» **WHAT YOU NEED TO DO**
Below is a listing; print exactly its lines from the one containing "Recreate this image" down to the one containing "Chart.register(...registerables);", both inclusive, with every picture left out.

** Start TASK INPUTS **

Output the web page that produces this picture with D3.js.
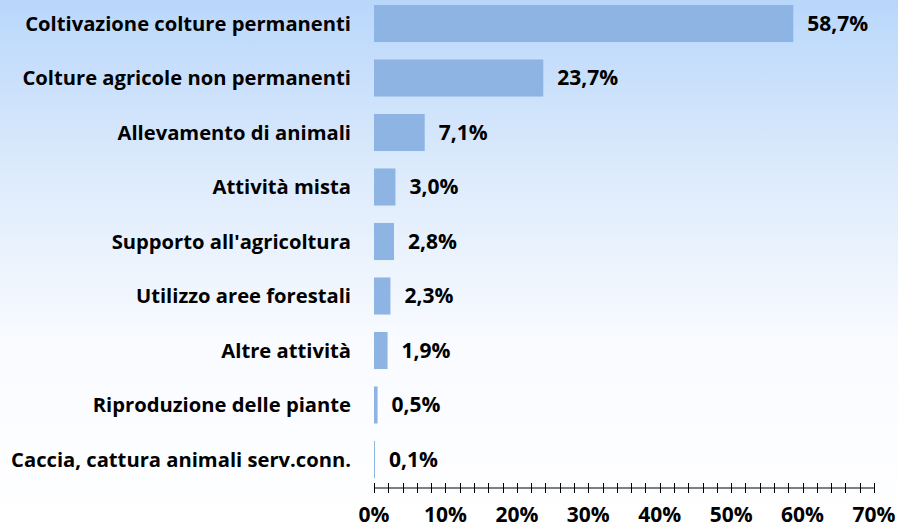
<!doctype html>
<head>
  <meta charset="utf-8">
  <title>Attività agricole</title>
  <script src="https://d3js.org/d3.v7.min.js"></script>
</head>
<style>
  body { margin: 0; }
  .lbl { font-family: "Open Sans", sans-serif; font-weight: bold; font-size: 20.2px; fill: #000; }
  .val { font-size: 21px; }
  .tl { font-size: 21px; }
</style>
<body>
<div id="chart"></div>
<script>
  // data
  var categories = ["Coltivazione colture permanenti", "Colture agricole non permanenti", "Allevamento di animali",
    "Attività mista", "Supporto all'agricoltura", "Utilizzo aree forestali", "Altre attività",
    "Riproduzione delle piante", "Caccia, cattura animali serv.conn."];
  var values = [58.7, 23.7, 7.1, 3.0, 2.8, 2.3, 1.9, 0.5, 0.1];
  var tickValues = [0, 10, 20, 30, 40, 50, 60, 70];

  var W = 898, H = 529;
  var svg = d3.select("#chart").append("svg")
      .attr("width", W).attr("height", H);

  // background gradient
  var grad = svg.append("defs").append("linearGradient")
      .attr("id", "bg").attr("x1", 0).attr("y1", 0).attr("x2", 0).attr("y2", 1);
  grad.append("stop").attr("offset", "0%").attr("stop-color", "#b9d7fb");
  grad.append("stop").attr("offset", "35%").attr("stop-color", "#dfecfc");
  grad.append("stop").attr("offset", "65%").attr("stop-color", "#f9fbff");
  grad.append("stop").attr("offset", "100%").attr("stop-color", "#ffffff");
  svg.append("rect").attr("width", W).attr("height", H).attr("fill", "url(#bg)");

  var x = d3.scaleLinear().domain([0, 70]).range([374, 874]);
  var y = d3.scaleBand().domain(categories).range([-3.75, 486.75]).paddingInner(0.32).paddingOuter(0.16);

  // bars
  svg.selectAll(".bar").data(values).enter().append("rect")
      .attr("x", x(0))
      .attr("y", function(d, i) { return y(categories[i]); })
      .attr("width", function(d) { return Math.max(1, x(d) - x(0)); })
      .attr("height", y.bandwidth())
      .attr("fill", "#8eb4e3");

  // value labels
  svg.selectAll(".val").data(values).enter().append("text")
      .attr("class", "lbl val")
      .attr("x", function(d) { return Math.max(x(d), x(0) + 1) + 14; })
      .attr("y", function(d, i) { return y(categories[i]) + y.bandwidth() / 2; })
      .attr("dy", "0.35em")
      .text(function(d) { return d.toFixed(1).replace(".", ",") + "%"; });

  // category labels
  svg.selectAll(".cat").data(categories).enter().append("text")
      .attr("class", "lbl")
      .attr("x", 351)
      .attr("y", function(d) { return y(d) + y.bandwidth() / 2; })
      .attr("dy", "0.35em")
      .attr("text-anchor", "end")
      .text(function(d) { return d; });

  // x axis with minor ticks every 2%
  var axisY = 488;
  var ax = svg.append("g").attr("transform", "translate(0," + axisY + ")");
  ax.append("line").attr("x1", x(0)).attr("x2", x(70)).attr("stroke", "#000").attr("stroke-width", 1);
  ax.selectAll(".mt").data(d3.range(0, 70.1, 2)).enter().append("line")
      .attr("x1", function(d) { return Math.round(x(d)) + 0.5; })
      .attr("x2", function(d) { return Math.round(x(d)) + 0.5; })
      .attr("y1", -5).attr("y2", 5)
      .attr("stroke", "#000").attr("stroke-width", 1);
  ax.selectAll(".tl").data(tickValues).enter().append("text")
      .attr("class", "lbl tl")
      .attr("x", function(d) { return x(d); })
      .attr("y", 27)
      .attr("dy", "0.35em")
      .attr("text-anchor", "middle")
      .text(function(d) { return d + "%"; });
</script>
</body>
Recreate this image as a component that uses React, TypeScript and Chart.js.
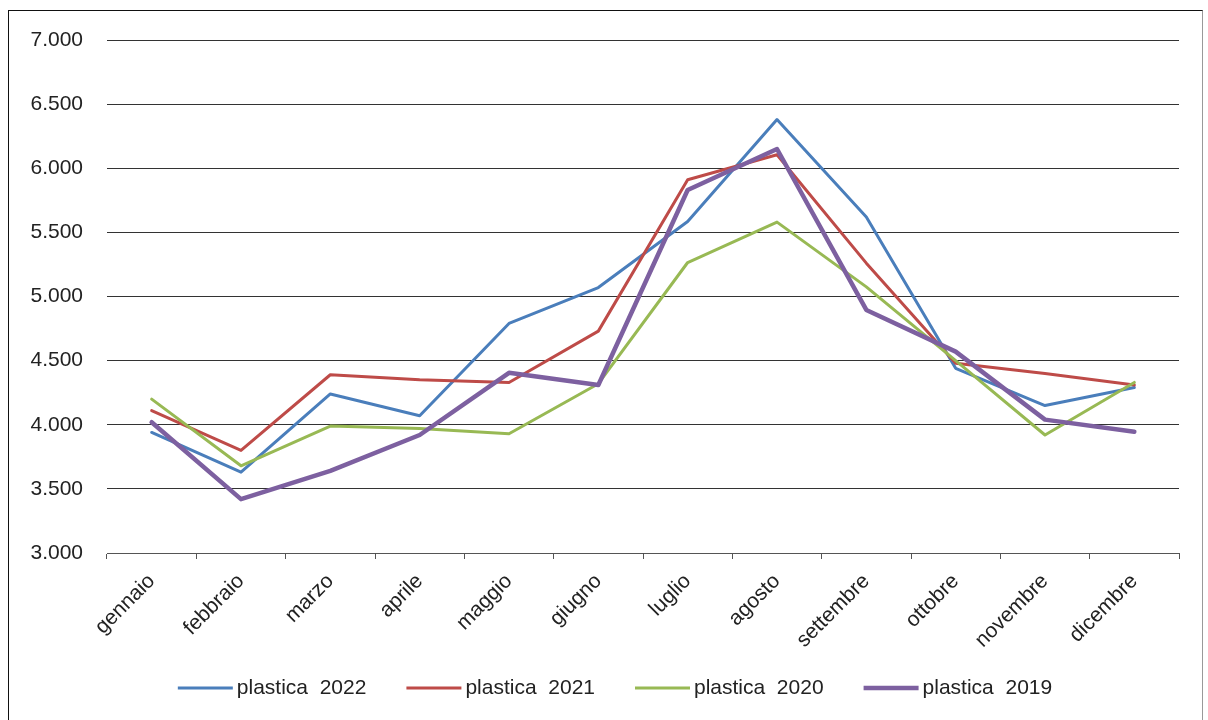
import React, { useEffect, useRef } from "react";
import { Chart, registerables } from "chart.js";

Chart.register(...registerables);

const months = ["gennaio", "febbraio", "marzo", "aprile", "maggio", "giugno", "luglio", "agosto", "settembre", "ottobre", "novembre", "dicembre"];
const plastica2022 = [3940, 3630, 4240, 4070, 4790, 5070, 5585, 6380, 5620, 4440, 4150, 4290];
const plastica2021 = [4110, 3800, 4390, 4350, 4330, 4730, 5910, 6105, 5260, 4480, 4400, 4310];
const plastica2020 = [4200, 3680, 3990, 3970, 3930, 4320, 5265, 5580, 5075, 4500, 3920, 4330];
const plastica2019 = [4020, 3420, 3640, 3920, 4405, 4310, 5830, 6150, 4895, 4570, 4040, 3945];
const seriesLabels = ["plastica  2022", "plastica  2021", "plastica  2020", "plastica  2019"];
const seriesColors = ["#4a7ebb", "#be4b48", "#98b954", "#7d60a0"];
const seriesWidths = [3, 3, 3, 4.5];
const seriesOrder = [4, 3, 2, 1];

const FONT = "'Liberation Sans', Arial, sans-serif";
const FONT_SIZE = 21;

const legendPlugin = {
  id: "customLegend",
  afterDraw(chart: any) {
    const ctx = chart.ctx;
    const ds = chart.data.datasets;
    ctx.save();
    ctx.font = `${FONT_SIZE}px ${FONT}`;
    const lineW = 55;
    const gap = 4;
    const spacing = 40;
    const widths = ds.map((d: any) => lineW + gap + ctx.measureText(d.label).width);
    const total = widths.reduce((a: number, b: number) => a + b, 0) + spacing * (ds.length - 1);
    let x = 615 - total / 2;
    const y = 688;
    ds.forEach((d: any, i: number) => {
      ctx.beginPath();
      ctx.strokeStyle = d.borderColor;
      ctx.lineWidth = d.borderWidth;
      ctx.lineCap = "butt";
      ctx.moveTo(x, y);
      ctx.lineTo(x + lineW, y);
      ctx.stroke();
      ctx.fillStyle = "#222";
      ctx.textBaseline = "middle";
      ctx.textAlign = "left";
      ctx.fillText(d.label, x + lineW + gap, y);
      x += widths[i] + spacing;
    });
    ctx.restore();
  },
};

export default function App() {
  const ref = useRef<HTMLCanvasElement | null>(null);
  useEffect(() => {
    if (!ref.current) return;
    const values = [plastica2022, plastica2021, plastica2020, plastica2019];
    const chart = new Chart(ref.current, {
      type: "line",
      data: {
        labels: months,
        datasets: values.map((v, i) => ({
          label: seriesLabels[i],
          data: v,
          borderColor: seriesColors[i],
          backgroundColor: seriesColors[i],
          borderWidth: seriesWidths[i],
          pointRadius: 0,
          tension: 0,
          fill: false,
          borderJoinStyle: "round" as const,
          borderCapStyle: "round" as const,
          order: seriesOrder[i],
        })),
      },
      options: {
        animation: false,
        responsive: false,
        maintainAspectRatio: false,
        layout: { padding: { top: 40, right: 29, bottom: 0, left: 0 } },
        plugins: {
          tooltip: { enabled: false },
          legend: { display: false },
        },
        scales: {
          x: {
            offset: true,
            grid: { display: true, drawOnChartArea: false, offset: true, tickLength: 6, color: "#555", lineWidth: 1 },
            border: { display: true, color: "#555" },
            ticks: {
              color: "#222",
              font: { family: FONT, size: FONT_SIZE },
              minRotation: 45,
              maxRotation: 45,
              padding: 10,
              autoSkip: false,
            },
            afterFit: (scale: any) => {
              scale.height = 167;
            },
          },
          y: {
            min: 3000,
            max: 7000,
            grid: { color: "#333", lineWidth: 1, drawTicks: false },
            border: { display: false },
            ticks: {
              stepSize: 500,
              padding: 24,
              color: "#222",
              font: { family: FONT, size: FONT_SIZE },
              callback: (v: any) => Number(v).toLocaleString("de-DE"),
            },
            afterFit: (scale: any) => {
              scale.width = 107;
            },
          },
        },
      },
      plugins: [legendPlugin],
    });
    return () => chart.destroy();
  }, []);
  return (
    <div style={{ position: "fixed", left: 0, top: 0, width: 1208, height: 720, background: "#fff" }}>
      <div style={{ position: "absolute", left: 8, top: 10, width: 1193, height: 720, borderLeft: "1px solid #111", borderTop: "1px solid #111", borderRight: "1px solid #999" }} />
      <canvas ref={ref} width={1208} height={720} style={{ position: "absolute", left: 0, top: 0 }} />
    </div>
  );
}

** End TASK INPUTS **

» **SOLUTION TO THIS EXERCISE**
Recreate this image as a component that uses React, TypeScript and Chart.js.
import React, { useEffect, useRef } from "react";
import { Chart, registerables } from "chart.js";

Chart.register(...registerables);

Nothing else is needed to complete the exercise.